Once he arrived home, Mr. Cronin walked up a moss-encased staircase book ended by fairy lights to find a luxurious picnic where Mr. Barlowski played “Everytime” by Britney Spears on a rented piano alongside a string quartet. The quartet performed for two hours, including the songs “What Dreams Are Made Of” by Hilary Duff and “WAP” by Cardi B and Megan Thee Stallion.
Zeke Smith and Nico Santos met at the GLAAD Media Awards in April 2018. Four years later, the couple were presenting onstage at the 2022 GLAAD Media Awards, reading off a teleprompter.
Once the script ended, and Mr. Smith kept talking, Mr. Santos’s face broke. “I’m like, ‘Why is he still talking?,’” he recalled.
“Your love has taught me how to love,” Mr. Smith said onstage. “You are my other half, and I want to spend the rest of my life with you.” He then got down on one knee.
The audience at the awards ceremony, which honors media for their accurate and inclusive representation of the L.G.B.T.Q. community, erupted into applause.
Both Mr. Smith and Mr. Santos are prominent members of the L.G.B.T.Q. community in Los Angeles. Mr. Smith said that the moment was even more special because it happened during a night that celebrates inclusion. “It felt really electric.”
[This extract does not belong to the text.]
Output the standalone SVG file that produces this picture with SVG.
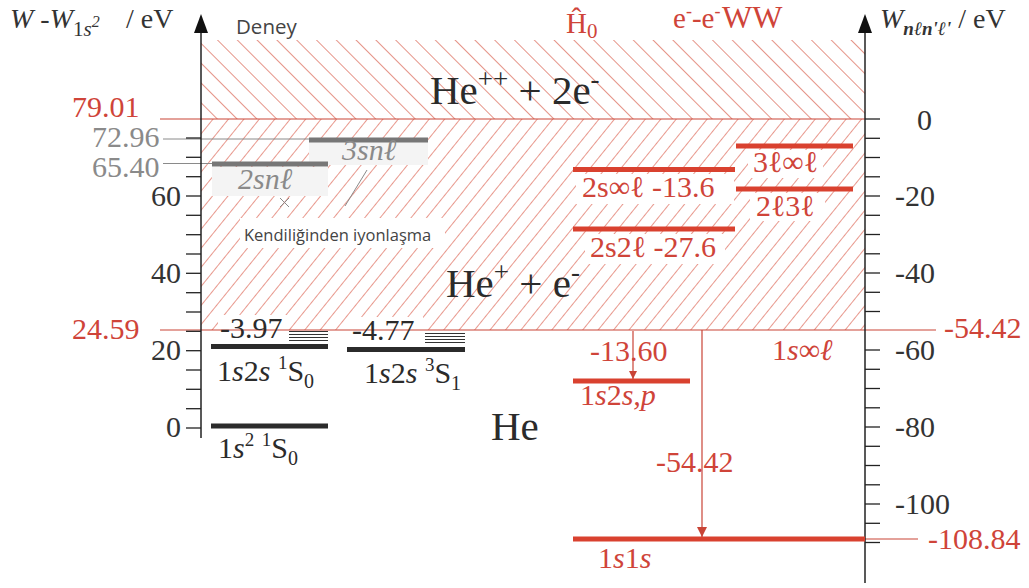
<svg xmlns="http://www.w3.org/2000/svg" width="1029" height="588" viewBox="0 0 1029 588">
<style>
.serif{font-family:"Liberation Serif","Times New Roman",serif}
.sans{font-family:"Open Sans","Noto Sans","DejaVu Sans",sans-serif}
.num{font-family:"Liberation Serif",serif;font-size:30px;fill:#333}
.rnum{font-family:"Liberation Serif",serif;font-size:30px;fill:#cf4439}
.gnum{font-family:"Liberation Serif",serif;font-size:30px;fill:#8a8a8a}
.lbl{font-family:"Liberation Serif",serif;font-size:30px;fill:#2b2b2b}
.rlbl{font-family:"Liberation Serif",serif;font-size:30px;fill:#cf4439}
.glbl{font-family:"Liberation Serif",serif;font-size:30px;fill:#8a8a8a;font-style:italic}
.big{font-family:"Liberation Serif",serif;font-size:41px;fill:#2b2b2b}
.it{font-style:italic}
.tick{stroke:#222;stroke-width:1.3}
.axis{stroke:#222;stroke-width:1.5}
.bar{stroke:#2b2b2b;stroke-width:5}
.gbar{stroke:#777;stroke-width:5}
.rbar{stroke:#d9412f;stroke-width:5}
.rthin{stroke:#c94436;stroke-width:1.2;fill:none}
.gthin{stroke:#8a8a8a;stroke-width:1;fill:none}
.ser{stroke:#333;stroke-width:1}
</style>
<defs>
<pattern id="hatchUp" patternUnits="userSpaceOnUse" width="14" height="14" patternTransform="rotate(45)">
<line x1="0" y1="0.5" x2="14" y2="0.5" stroke="#e59488" stroke-width="1"/>
</pattern>
<pattern id="hatchLow" patternUnits="userSpaceOnUse" width="12" height="12" patternTransform="rotate(-51)">
<line x1="0" y1="0.5" x2="12" y2="0.5" stroke="#e8998e" stroke-width="1"/>
</pattern>
<marker id="arrR" viewBox="0 0 10 10" refX="10" refY="5" markerWidth="8" markerHeight="8" markerUnits="userSpaceOnUse" orient="auto">
<path d="M0,0 L10,5 L0,10 z" fill="#c94436"/>
</marker>
<marker id="arrRL" viewBox="0 0 10 10" refX="10" refY="5" markerWidth="12" markerHeight="10" markerUnits="userSpaceOnUse" orient="auto">
<path d="M0,0 L10,5 L0,10 z" fill="#c94436"/>
</marker>
</defs>
<rect width="1029" height="588" fill="#fff"/>

<g id="continuum">
<rect x="201" y="40" width="664" height="79" fill="url(#hatchUp)"/>
<rect x="201" y="119" width="664" height="211" fill="url(#hatchLow)"/>
</g>

<g id="label-backgrounds">
<rect x="212" y="167" width="116" height="29" fill="#f4f4f4"/>
<rect x="309" y="142" width="119" height="23" fill="#f4f4f4"/>
<rect x="240" y="218" width="205" height="30" fill="#fff"/>
<rect x="218" y="315" width="69" height="28" fill="#fff"/>
<rect x="350" y="317" width="73" height="27" fill="#fff"/>
<rect x="576" y="174" width="158" height="30" fill="#fff"/>
<rect x="585" y="234" width="140" height="30" fill="#fff"/>
<rect x="748" y="150" width="75" height="28" fill="#fff"/>
<rect x="750" y="193" width="75" height="28" fill="#fff"/>
</g>

<g id="reference-lines">
<line x1="160" y1="119" x2="865" y2="119" class="rthin"/>
<line x1="160" y1="330" x2="936" y2="330" class="rthin"/>
<line x1="163" y1="139" x2="309" y2="139" class="gthin"/>
<line x1="163" y1="163.5" x2="212" y2="163.5" class="gthin"/>
<line x1="865" y1="539" x2="918" y2="539" class="rthin"/>
</g>

<g id="left-axis">
<line x1="201" y1="28" x2="201" y2="438" class="axis"/>
<path d="M201,14 L194,33 L208,33 z" fill="#111"/>
<g class="tick">
<line x1="186" y1="428" x2="201" y2="428"/><line x1="186" y1="408.7" x2="201" y2="408.7"/>
<line x1="186" y1="389.3" x2="201" y2="389.3"/><line x1="186" y1="370" x2="201" y2="370"/>
<line x1="186" y1="350.7" x2="201" y2="350.7"/><line x1="186" y1="331.3" x2="201" y2="331.3"/>
<line x1="186" y1="312" x2="201" y2="312"/><line x1="186" y1="292.7" x2="201" y2="292.7"/>
<line x1="186" y1="273.3" x2="201" y2="273.3"/><line x1="186" y1="254" x2="201" y2="254"/>
<line x1="186" y1="234.7" x2="201" y2="234.7"/><line x1="186" y1="215.3" x2="201" y2="215.3"/>
<line x1="186" y1="196" x2="201" y2="196"/><line x1="186" y1="176.7" x2="201" y2="176.7"/>
<line x1="186" y1="157.3" x2="201" y2="157.3"/><line x1="186" y1="138" x2="201" y2="138"/>
</g>
<text class="num" x="181" y="437" text-anchor="end">0</text>
<text class="num" x="181" y="360" text-anchor="end">20</text>
<text class="num" x="181" y="283" text-anchor="end">40</text>
<text class="num" x="181" y="206" text-anchor="end">60</text>
<text class="serif" x="10" y="28" font-size="28" fill="#333"><tspan font-style="italic">W</tspan> -<tspan font-style="italic">W</tspan><tspan font-size="21" dy="8">1</tspan><tspan font-size="21" font-style="italic">s</tspan><tspan font-size="16" dy="-9" font-style="italic">2</tspan><tspan dy="1" x="126">/ eV</tspan></text>
<text class="rnum" x="72" y="117">79.01</text>
<text class="gnum" x="92" y="147">72.96</text>
<text class="gnum" x="92" y="177">65.40</text>
<text class="rnum" x="72" y="339">24.59</text>
</g>

<g id="right-axis">
<line x1="865" y1="28" x2="865" y2="583" class="axis"/>
<path d="M865,14 L858,33 L872,33 z" fill="#111"/>
<g class="tick">
<line x1="865" y1="119" x2="880" y2="119"/><line x1="865" y1="138.3" x2="880" y2="138.3"/>
<line x1="865" y1="157.5" x2="880" y2="157.5"/><line x1="865" y1="176.8" x2="880" y2="176.8"/>
<line x1="865" y1="196" x2="880" y2="196"/><line x1="865" y1="215.3" x2="880" y2="215.3"/>
<line x1="865" y1="234.5" x2="880" y2="234.5"/><line x1="865" y1="253.8" x2="880" y2="253.8"/>
<line x1="865" y1="273" x2="880" y2="273"/><line x1="865" y1="292.3" x2="880" y2="292.3"/>
<line x1="865" y1="311.5" x2="880" y2="311.5"/>
<line x1="865" y1="350" x2="880" y2="350"/><line x1="865" y1="369.3" x2="880" y2="369.3"/>
<line x1="865" y1="388.5" x2="880" y2="388.5"/><line x1="865" y1="407.8" x2="880" y2="407.8"/>
<line x1="865" y1="427" x2="880" y2="427"/><line x1="865" y1="446.3" x2="880" y2="446.3"/>
<line x1="865" y1="465.5" x2="880" y2="465.5"/><line x1="865" y1="484.8" x2="880" y2="484.8"/>
<line x1="865" y1="504" x2="880" y2="504"/><line x1="865" y1="523.3" x2="880" y2="523.3"/>
<line x1="865" y1="542.5" x2="880" y2="542.5"/>
</g>
<text class="num" x="917" y="130">0</text>
<text class="num" x="895" y="206">-20</text>
<text class="num" x="895" y="283">-40</text>
<text class="num" x="895" y="360">-60</text>
<text class="num" x="895" y="437">-80</text>
<text class="num" x="895" y="514">-100</text>
<text class="serif" x="880" y="28" font-size="28" fill="#333"><tspan font-style="italic">W</tspan><tspan font-size="19" dy="7" font-style="italic" font-weight="bold">nℓn'ℓ'</tspan><tspan dy="-7"> / eV</tspan></text>
<text class="rnum" x="944" y="338">-54.42</text>
<text class="rnum" x="928" y="549">-108.84</text>
</g>

<g id="headers">
<text class="sans" x="236" y="34" font-size="20.5" fill="#444">Deney</text>
<text class="serif" x="566" y="33" font-size="29" fill="#cf4439">Ĥ<tspan font-size="21" dy="5">0</tspan></text>
<text class="serif" x="673" y="28" font-size="29" fill="#cf4439">e<tspan font-size="18" dy="-11">-</tspan><tspan dy="11">-e</tspan><tspan font-size="18" dy="-11">-</tspan><tspan dy="11" x="722" font-size="32">WW</tspan></text>
</g>

<g id="regions">
<text class="big" x="430" y="104">He<tspan font-size="27" dy="-16">++</tspan><tspan dy="16"> + 2e</tspan><tspan font-size="27" dy="-16">-</tspan></text>
<text class="big" x="446" y="297">He<tspan font-size="27" dy="-16">+</tspan><tspan dy="16"> + e</tspan><tspan font-size="27" dy="-16">-</tspan></text>
<text class="big" x="491" y="440">He</text>
<text class="sans" x="244" y="241" font-size="16.5" fill="#444">Kendiliğinden iyonlaşma</text>
</g>

<g id="level-2snl">
<line x1="212" y1="164" x2="328" y2="164" class="gbar"/>
<text class="glbl" x="238" y="189">2snℓ</text>
</g>
<g id="level-3snl">
<line x1="309" y1="140" x2="428" y2="140" class="gbar"/>
<text class="glbl" x="342" y="160">3snℓ</text>
</g>
<g id="level-1s2s-1S0">
<line x1="211" y1="346.5" x2="328" y2="346.5" class="bar"/>
<g class="ser"><line x1="289" y1="331.5" x2="328" y2="331.5"/><line x1="289" y1="334.5" x2="328" y2="334.5"/><line x1="289" y1="337.5" x2="328" y2="337.5"/><line x1="289" y1="340.5" x2="328" y2="340.5"/></g>
<text class="lbl" x="220" y="338">-3.97</text>
<text class="lbl" x="217" y="381">1<tspan class="it">s</tspan>2<tspan class="it">s</tspan> <tspan font-size="19" dy="-12">1</tspan><tspan dy="12">S</tspan><tspan font-size="20" dy="7">0</tspan></text>
</g>
<g id="level-1s2s-3S1">
<line x1="347" y1="349.5" x2="465" y2="349.5" class="bar"/>
<g class="ser"><line x1="425" y1="333.5" x2="465" y2="333.5"/><line x1="425" y1="336.5" x2="465" y2="336.5"/><line x1="425" y1="339.5" x2="465" y2="339.5"/><line x1="425" y1="342.5" x2="465" y2="342.5"/></g>
<text class="lbl" x="352" y="340">-4.77</text>
<text class="lbl" x="364" y="383">1<tspan class="it">s</tspan>2<tspan class="it">s</tspan> <tspan font-size="19" dy="-12">3</tspan><tspan dy="12">S</tspan><tspan font-size="20" dy="7">1</tspan></text>
</g>
<g id="level-1s2-1S0">
<line x1="211" y1="426" x2="328" y2="426" class="bar"/>
<text class="lbl" x="218" y="458">1<tspan class="it">s</tspan><tspan font-size="19" dy="-12">2</tspan><tspan dy="12"> </tspan><tspan font-size="19" dy="-12">1</tspan><tspan dy="12">S</tspan><tspan font-size="20" dy="7">0</tspan></text>
</g>

<g id="level-2sinfl">
<line x1="573" y1="169.5" x2="735" y2="169.5" class="rbar"/>
<text class="rlbl" x="582" y="197">2s∞ℓ -13.6</text>
</g>
<g id="level-2s2l">
<line x1="573" y1="229" x2="735" y2="229" class="rbar"/>
<text class="rlbl" x="590" y="257">2s2ℓ -27.6</text>
</g>
<g id="level-3linfl">
<line x1="736" y1="146" x2="853" y2="146" class="rbar"/>
<text class="rlbl" x="753" y="172">3ℓ∞ℓ</text>
</g>
<g id="level-2l3l">
<line x1="736" y1="189" x2="853" y2="189" class="rbar"/>
<text class="rlbl" x="756" y="216">2ℓ3ℓ</text>
</g>
<g id="level-1sinfl">
<text class="rlbl" x="772" y="360">1<tspan class="it">s</tspan>∞<tspan class="it">ℓ</tspan></text>
</g>
<g id="level-1s2sp">
<line x1="573" y1="381" x2="690" y2="381" class="rbar"/>
<text class="rlbl" x="580" y="405">1<tspan class="it">s</tspan>2<tspan class="it">s,p</tspan></text>
</g>
<g id="level-1s1s">
<line x1="573" y1="539" x2="865" y2="539" class="rbar"/>
<text class="rlbl" x="598" y="568">1<tspan class="it">s</tspan>1<tspan class="it">s</tspan></text>
</g>

<g id="connectors">
<line x1="280" y1="198" x2="289" y2="207" class="gthin"/>
<line x1="289" y1="198" x2="280" y2="207" class="gthin"/>
<line x1="367" y1="170" x2="345" y2="206" class="gthin"/>
<line x1="633" y1="331" x2="633" y2="379" class="rthin" marker-end="url(#arrR)"/>
<line x1="702" y1="330" x2="702" y2="537" class="rthin" marker-end="url(#arrRL)"/>
</g>
<g id="arrow-labels">
<text class="rlbl" x="590" y="361">-13.60</text>
<text class="rlbl" x="656" y="472">-54.42</text>
</g>
</svg>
Allie Mitchell and Kyle Carlock both graduated from Louisiana State University, and they are big L.S.U. Tigers football fans. In July 2022, Mr. Carlock arranged a tour of the Tiger Stadium for the two of them, along with Ms. Mitchell’s sister and her brother-in-law.
When they got to the top of the stadium, Mr. Carlock managed to snag some alone time, and he proposed.
Ms. Mitchell’s maternal grandparents, Francisco Mendez and Reina Mendez, originally from Cuba, came to the United States in 1962. They had lost all their possessions, including Ms. Mendez’s wedding ring. Mr. Mendez replaced it with a simple band and later with a diamond ring. Mr. Carlock proposed with that ring.
“Wearing it makes me feel like I always have them with me no matter what,” Ms. Mitchell said. “Kyle unfortunately was never able to meet them. It makes me feel like they are still connected.”